ITV Post from Gary Thomas (From the Ani Tsalagi post)
Once, long ago, when
all the people were out in the mountains on a great hunt one man who had gone on ahead climbed to the
top of a high ridge and found a large river on the other side. While he was looking across he saw an
old man walking about on the opposite ridge, with a cane that seemed to be made of some bright, shining
rock. The hunter watched and saw that every little while the old man would point his cane in in a certain
direction, then draw it back and smell the end of it. At last he pointed it in the direction of the
hunting camp on the other side of the mountain, and this time when he drew back the staff he sniffed
it several times as if it smelled very good, and then started along the ridge straight for the camp.He
moved very slowly, with the help of the cane, until he reached the end of the ridge, when he threw the
cane out into the air and it became a bridge of shining rock stretching across the river. After he had
crossed over upon the bridge it became a cane again, and the old man picked it up and started over the
mountain toward the camp. The hunter was frightened, and felt sure that it meant mischief,
so he hurried on down the mountain and took the shortest trail back to the camp to get there before the
old man. When he got there and told his story the Dida:hnvwi:sgi said the old man was a wicked cannibal
monster called Nvyvnuwi-Dressed In Stone, who lived in that part of the country, and was always going
about the mountains looking for some hunter to kill and eat. It was very hard to escape from him, because
his stick guided him like a dog, and it was nearly as hard to kill him, because his whole body was covered
with a skin of solid rock. If he came he would kill and eat them all, there was only one way to save
themselves. He could not bear to look upon a menstrual woman, and if they could find seven menstrual
women to stand in the path as he came along the sight would kill him. So they asked among all the
women, and found seven who were in that way, and with one it had just begun. By the order of the Dida:hnvwi:sgi
they stripped themselves and stood along the path where the old man would come. Soon they heard Nvyvnuwi
coming through the woods, feeling his way with the stone cane. He came along the trail to where the
first woman was standing, and as he saw her he started and cried out: "Yu! My grandchild; you are in
a very bad state!" He hurried past her, but in a moment he met the next woman, and cried out again: "Yu!

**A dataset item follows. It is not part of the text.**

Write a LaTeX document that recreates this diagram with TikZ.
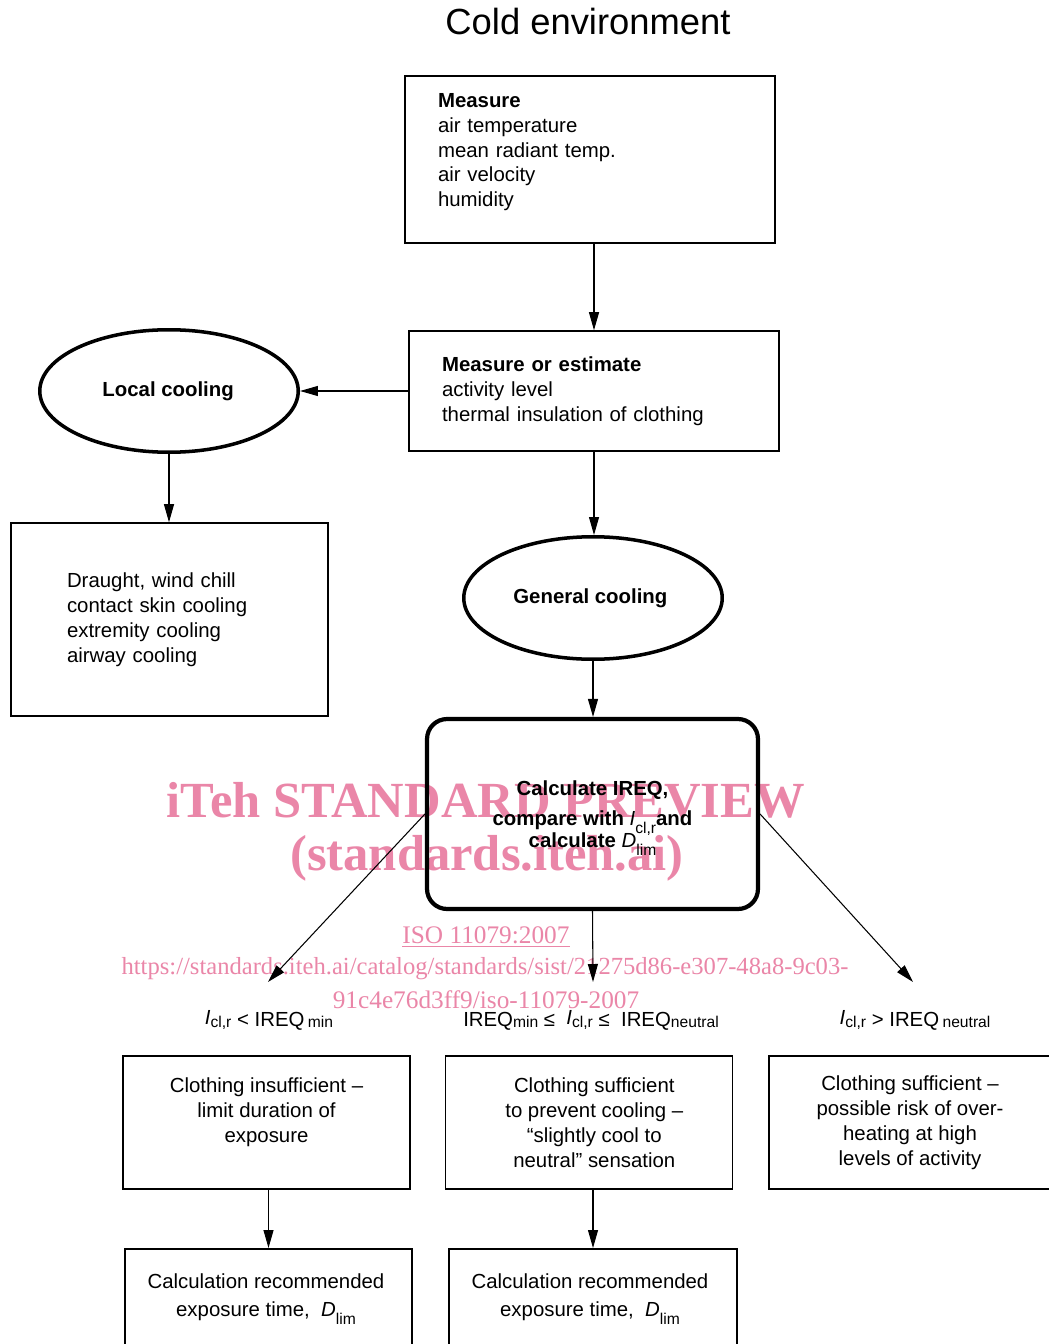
\documentclass[tikz,border=0pt]{standalone}
\usepackage{fontspec}
\setmainfont{Liberation Sans}
\newfontfamily\wmfont{Liberation Serif}
\usetikzlibrary{arrows.meta,positioning,shapes.geometric}
\definecolor{wmpink}{HTML}{EA86A8}
\tikzset{
  txt/.style={font=\fontsize{11.6}{14.2}\selectfont},
  flowbox/.style={draw, line width=0.9pt, txt, inner ysep=0pt},
  leftbox/.style={flowbox, align=left},
  midbox/.style={flowbox, align=center, minimum width=5.74cm, minimum height=2.66cm, inner xsep=0pt},
  coolell/.style={ellipse, draw, line width=2pt, inner sep=0pt, font=\fontsize{11.6}{14.2}\selectfont\bfseries,
    minimum width=5.17cm, minimum height=2.45cm},
  calcbox/.style={draw, rounded corners=0.4cm, line width=2.4pt, align=center,
    minimum width=6.62cm, minimum height=3.8cm, font=\fontsize{11.6}{14.2}\selectfont\bfseries},
  condlbl/.style={txt, inner sep=0pt},
  wmark/.style={text=wmpink, inner sep=0pt},
  arr/.style={-{Triangle[length=0.36cm,width=0.2cm]}, line width=0.6pt}
}
\newcommand{\subs}[2]{\raisebox{-#1}[0pt][0pt]{\fontsize{8.9}{10}\selectfont\mdseries #2}}
\newcommand{\Icl}{\raisebox{1.2pt}{\textit{I}}\subs{1pt}{cl,r}}
\newcommand{\Dlim}{\textit{D}\subs{4.5pt}{lim}}

\begin{document}
\begin{tikzpicture}[x=0.02cm,y=-0.02cm]
  \useasboundingbox (0,0) rectangle (1048,1344);
  % watermark
  \node[wmark, font=\wmfont\fontsize{28.8}{32}\selectfont\bfseries] (wmtitle) at (486,800) {iTeh STANDARD PREVIEW};
  \node[wmark, font=\wmfont\fontsize{28.8}{32}\selectfont\bfseries] (wmsite) at (487,858) {(standards.iteh.ai)};
  \node[wmark, font=\wmfont\fontsize{14.4}{16}\selectfont] (wmiso) at (486,937) {\underline{ISO 11079:2007}};
  \node[wmark, font=\wmfont\fontsize{14}{16}\selectfont] (wmurla) at (485,969) {https://standards.iteh.ai/catalog/standards/sist/21275d86-e307-48a8-9c03-};
  \node[wmark, font=\wmfont\fontsize{14.4}{16}\selectfont] (wmurlb) at (486,1000) {91c4e76d3ff9/iso-11079-2007};

  \node[font=\fontsize{20.7}{24}\selectfont, inner sep=0pt] (title) at (588,22) {Cold environment};

  \node[leftbox, text width=6.08cm, inner xsep=0.66cm, minimum height=3.34cm] (meas) at (590,159.5)
    {\textbf{Measure}\\air temperature\\mean radiant temp.\\air velocity\\humidity\\[-0.12cm]\mbox{}};
  \node[leftbox, text width=6.08cm, inner xsep=0.66cm, minimum height=2.4cm] (est) at (594,391)
    {\textbf{Measure or estimate}\\activity level\\thermal insulation of clothing};
  \node[coolell] (localc) at (169,391) {\hspace*{-1pt}Local cooling};
  \node[leftbox, text width=4.1cm, inner xsep=1.12cm, minimum height=3.86cm] (draught) at (169.5,619.5)
    {Draught, wind chill\\contact skin cooling\\extremity cooling\\airway cooling};
  \node[coolell] (genc) at (593,598) {\hspace*{-3pt}General cooling};
  \node[calcbox] (calc) at (592.5,814)
    {Calculate IREQ,\\[0.1cm]compare with \textnormal{\textit{I}\subs{4.5pt}{cl,r}}and\\[-0.06cm]calculate \textnormal{\Dlim}};

  \coordinate (tipL) at (268,982);
  \coordinate (tipM) at (593,982);
  \coordinate (tipR) at (913,982);
  \node[condlbl] (condL) at (269,1020) {\Icl{} < IREQ\,\subs{1pt}{min}};
  \node[condlbl] (condM) at (591,1020) {IREQ\subs{1pt}{min} ≤ \;\Icl{} ≤ \;IREQ\subs{1pt}{neutral}};
  \node[condlbl] (condR) at (915,1020) {\Icl{} > IREQ\,\subs{1pt}{neutral}};

  \node[midbox] (clothA) at (266.5,1122.5) {Clothing insufficient --\\limit duration of\\exposure\\\mbox{}};
  \node[midbox] (clothB) at (589,1122.5) {\hspace*{6pt}Clothing sufficient\\\hspace*{6pt}to prevent cooling --\\\hspace*{6pt}“slightly cool to\\\hspace*{6pt}neutral” sensation};
  \node[midbox, minimum width=5.64cm] (clothC) at (910,1122.5) {Clothing sufficient --\\possible risk of over-\\heating at high\\levels of activity};

  \node[midbox, anchor=north] (recA) at (268.5,1248) {};
  \node[midbox, anchor=north, minimum width=5.76cm] (recB) at (593,1248) {};
  \node[txt, align=center, inner sep=0pt] (recAtxt) at (266,1297) {Calculation recommended\\[0.07cm]exposure time,\; \Dlim};
  \node[txt, align=center, inner sep=0pt] (recBtxt) at (590,1297) {Calculation recommended\\[0.07cm]exposure time,\; \Dlim};

  \draw[arr] (est.north |- meas.south) -- (est.north);
  \draw[arr] (est.west) -- (localc.east);
  \draw[arr] (localc.south) -- (localc.south |- draught.north);
  \draw[arr] (est.south) -- (est.south |- genc.north);
  \draw[arr] (genc.south) -- (genc.south |- calc.north);
  \draw[arr] (calc.west) -- (tipL);
  \draw[arr] (calc.south) -- (tipM);
  \draw[arr] (calc.east) -- (tipR);
  \draw[arr] (clothA.south -| recA.north) -- (recA.north);
  \draw[arr] (clothB.south -| recB.north) -- (recB.north);
\end{tikzpicture}
\end{document}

My child; you are in a terrible way," and hurried past her, but now he was vomiting blood. He hurried
on and met the third and the fourth and the fifth woman, but with each one that he saw his step grew
weaker until when he came to the last one, with whom it had just begun, the blood poured from his mouth
and he fell down the trail.
The the Dida:hnvwi:sgi drove seven sourwood stakes through his
body and pinned him to the ground, and when night came they piled great logs over him and set fire
to them, and all the people gathered around to see. Nvyvnuwi was a great Adawe:hi and knew many secrets,
and now as the fire came close to him he began to talk, and told them the medicine for all kinds of sickness.
At midnight he bagan to sing, and sang the hunting songs for calling up deer, bear and all the animals
of the woods and mountains. As the blaze grew hotter his voice sank lower and lower, until at last when
daylight came, the logs were a heap of white ashes and the voice was still. The Dida:hnvwi:sgi
told them to rake off the ashes, and where the body had lain they found only a large lump of wa'di paint
and a magic Ulvnsuti stone. He kept the stone for himself, and calling the people around him he
painted them, on face and breast, with the red wa'di, and whatever each person prayed for while the painting
was being done, whether for hunting success, for working skill,or for long life-that gift was his.